Which Brand Should You Pick?

Since Honda and Hyundai are not related, the better pick depends on the exact model, trim, price, and ownership plan. Don’t choose from the badge alone. Compare the car you can buy today, not the brand memory you heard from someone years ago.

Use these checks before you decide:

  • Warranty: Hyundai often wins on stated warranty length in many markets.
  • Resale: Honda often has strong resale history, but local demand can change the math.
  • Driving feel: Test both cars on the same day if you can.
  • Cabin layout: Sit in the back seat, test car seats, and check cargo space.
  • Ownership cost: Price insurance, tires, service, and fuel before signing.
  • Dealer quality: A good local dealer can make ownership far less annoying.

When Honda May Fit Better

Honda may be the better fit if you want a familiar driving feel, strong resale demand, and a long record with cars like the Civic, Accord, and CR-V. Many Honda shoppers also like the simple controls and steady feel across model years.
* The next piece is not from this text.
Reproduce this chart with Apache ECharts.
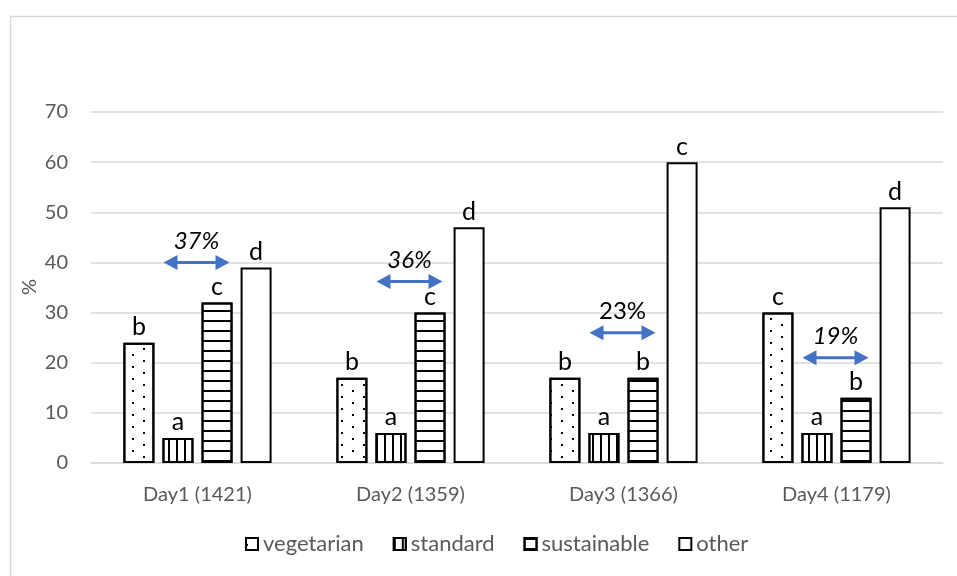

That said, every used car needs its own check. A well-kept Hyundai can be a smarter buy than a neglected Honda. Service records, accident history, tires, brakes, and price matter more than badge myths.

When Hyundai May Fit Better

Hyundai may be the better fit if you want more features for the money, a longer warranty in your market, or a bolder cabin and exterior style. Models like the Tucson, Santa Fe, Elantra, and Palisade often compete hard on value.

Hyundai also gives shoppers strong choices in hybrids and electric vehicles. If warranty coverage and feature count sit near the top of your list, Hyundai deserves a close test drive.

Common Myths About Honda And Hyundai

A few myths keep this question alive. The biggest one is that Honda owns Hyundai, or Hyundai owns Honda. Neither is true. Another myth says the two brands share all their parts. They don’t. A third myth says Hyundai is a Japanese brand because it competes with Honda and Toyota. Hyundai is Korean.

There’s also a name myth. Similar sound does not equal shared ownership. Honda, Hyundai, and Toyota are separate car companies with different histories. Hyundai and Kia are the pair with corporate ties. Honda and Acura are the pair to connect.

The Clean Answer For Car Shoppers

If your question is about company ownership, Honda and Hyundai are not related. Honda is its own Japanese automaker. Hyundai is part of Hyundai Motor Group in South Korea. They compete in sedans, SUVs, hybrids, and electric cars, but they do not belong to the same parent company.

If your question is about which one to buy, compare model against model. Put the Civic beside the Elantra, the Accord beside the Sonata, or the CR-V beside the Tucson. Then judge price, comfort, warranty, service records, safety gear, fuel use, and dealer reputation. That gives you a clearer answer than the logo alone.